[Extracted data entries]
***

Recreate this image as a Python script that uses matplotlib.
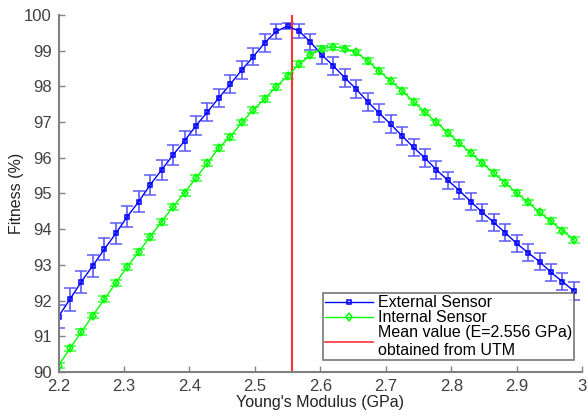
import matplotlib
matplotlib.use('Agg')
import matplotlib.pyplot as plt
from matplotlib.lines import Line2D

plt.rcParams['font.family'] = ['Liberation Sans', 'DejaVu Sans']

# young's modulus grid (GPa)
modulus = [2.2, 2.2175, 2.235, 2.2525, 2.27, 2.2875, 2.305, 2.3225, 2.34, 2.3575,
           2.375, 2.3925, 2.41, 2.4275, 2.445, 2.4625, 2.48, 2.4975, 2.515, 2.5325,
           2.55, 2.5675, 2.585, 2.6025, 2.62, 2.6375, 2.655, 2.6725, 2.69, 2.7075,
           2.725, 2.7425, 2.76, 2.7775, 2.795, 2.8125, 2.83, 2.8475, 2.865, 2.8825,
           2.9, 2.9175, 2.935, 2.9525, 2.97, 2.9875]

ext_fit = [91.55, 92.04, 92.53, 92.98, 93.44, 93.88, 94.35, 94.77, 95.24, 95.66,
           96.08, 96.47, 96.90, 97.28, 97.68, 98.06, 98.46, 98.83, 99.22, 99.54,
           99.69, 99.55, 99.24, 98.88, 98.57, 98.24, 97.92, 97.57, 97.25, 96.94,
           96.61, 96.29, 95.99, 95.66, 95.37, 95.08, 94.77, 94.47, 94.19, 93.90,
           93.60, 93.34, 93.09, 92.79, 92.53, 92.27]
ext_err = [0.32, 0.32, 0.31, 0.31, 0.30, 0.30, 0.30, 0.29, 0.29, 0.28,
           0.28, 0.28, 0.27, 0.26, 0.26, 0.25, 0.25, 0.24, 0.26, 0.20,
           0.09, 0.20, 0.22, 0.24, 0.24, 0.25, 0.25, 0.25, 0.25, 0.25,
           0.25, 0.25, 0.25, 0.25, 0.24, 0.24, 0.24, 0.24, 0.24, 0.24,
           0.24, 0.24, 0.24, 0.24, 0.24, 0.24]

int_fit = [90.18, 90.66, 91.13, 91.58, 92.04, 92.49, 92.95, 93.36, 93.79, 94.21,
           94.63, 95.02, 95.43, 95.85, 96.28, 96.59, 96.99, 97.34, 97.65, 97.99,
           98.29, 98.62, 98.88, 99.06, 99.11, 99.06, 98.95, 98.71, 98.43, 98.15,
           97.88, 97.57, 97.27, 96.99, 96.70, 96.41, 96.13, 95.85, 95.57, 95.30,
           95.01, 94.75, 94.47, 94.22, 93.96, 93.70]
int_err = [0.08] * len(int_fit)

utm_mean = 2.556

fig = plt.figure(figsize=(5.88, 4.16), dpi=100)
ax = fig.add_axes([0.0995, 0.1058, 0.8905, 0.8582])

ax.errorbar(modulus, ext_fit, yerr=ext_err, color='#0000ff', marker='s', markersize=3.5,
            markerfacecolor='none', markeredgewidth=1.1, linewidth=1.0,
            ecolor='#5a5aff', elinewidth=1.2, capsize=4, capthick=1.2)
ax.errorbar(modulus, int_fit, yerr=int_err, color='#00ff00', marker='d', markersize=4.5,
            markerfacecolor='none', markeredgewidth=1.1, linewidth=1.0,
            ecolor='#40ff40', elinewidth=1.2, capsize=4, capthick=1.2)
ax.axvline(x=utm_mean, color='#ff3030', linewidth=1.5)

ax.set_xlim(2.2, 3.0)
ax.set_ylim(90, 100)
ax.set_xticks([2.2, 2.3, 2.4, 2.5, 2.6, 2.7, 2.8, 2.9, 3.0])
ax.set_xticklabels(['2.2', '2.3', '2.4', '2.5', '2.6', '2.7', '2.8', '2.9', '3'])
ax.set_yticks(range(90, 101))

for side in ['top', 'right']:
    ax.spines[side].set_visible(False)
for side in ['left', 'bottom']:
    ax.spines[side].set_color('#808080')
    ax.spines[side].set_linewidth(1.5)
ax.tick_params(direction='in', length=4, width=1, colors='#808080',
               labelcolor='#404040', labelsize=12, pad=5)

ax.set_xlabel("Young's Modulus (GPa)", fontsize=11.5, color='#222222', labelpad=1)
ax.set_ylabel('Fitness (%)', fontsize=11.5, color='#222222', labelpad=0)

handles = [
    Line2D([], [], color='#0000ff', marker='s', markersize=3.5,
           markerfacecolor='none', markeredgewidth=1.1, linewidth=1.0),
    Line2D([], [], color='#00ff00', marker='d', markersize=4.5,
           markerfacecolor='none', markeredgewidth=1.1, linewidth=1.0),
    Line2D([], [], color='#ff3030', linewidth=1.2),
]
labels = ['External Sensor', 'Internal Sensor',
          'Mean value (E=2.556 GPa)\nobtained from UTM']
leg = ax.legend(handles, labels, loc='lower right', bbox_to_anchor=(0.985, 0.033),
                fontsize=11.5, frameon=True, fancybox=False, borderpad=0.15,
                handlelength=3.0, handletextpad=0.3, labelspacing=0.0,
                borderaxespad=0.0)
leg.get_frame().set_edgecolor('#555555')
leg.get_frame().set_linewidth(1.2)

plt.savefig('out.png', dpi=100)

***

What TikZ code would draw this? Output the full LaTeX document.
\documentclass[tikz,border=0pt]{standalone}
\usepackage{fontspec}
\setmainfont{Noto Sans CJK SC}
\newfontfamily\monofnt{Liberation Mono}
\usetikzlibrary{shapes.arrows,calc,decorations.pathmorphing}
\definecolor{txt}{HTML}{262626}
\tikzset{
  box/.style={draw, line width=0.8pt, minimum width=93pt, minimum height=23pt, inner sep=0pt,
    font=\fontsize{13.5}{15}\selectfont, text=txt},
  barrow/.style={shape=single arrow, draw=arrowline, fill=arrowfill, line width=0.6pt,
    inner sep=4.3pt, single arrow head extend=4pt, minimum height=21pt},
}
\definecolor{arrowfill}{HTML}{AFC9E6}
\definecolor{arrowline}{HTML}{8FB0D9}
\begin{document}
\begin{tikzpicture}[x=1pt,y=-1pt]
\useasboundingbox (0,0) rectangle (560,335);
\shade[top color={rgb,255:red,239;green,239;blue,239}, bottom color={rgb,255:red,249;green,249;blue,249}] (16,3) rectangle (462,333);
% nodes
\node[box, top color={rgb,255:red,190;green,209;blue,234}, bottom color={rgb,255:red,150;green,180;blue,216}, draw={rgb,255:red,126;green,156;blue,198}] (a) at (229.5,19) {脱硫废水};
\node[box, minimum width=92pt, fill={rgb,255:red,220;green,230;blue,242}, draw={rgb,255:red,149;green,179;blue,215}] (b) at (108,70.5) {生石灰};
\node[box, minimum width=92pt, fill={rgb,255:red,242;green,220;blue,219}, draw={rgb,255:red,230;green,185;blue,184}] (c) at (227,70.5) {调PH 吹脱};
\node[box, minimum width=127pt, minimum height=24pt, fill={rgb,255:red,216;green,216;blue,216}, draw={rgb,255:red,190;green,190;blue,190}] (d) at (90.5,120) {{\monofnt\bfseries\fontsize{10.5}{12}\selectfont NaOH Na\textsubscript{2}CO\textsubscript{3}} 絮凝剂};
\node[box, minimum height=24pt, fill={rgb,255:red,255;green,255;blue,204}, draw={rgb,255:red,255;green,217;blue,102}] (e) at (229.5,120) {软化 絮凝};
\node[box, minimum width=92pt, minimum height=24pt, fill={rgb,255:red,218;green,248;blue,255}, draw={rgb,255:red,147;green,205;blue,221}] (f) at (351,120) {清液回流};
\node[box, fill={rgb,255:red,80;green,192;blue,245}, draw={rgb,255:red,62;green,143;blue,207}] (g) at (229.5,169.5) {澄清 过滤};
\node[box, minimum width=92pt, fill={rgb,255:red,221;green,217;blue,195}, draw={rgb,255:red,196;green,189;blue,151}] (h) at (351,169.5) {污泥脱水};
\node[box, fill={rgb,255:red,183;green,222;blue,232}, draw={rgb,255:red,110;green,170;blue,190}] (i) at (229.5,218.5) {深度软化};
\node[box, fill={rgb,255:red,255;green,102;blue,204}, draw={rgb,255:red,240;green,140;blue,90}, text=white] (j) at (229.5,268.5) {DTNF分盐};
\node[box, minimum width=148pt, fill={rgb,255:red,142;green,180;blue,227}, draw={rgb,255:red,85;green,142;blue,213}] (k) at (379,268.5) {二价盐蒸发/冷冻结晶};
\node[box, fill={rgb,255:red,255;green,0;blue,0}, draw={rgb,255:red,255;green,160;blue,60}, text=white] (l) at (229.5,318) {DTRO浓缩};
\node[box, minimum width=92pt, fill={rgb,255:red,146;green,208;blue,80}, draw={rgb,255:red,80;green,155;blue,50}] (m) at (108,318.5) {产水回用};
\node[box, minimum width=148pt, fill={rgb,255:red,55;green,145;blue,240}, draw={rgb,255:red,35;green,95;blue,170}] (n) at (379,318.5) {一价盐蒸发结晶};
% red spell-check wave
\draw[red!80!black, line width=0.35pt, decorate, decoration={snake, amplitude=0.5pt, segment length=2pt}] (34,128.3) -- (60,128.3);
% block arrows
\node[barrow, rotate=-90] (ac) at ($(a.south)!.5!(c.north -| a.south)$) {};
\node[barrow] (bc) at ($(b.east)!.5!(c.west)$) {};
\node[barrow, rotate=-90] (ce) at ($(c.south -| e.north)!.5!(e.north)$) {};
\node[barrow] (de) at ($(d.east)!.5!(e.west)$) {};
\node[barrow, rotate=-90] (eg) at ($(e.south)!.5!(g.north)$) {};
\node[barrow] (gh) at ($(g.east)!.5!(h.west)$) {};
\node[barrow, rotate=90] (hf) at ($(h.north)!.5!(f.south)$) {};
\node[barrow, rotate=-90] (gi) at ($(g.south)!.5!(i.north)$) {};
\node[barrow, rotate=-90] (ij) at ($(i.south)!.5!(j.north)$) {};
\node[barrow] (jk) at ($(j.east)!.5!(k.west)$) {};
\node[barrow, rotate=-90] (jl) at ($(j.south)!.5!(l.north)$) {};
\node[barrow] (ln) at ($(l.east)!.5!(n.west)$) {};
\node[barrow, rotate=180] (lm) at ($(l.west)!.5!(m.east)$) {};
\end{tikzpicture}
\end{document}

***

TASK REQUIREMENTS ▸
In the listing, find every line containing the word "this" and list it.

EXERCISE ANSWER ▸
Recreate this image as a Python script that uses matplotlib.
What TikZ code would draw this? Output the full LaTeX document.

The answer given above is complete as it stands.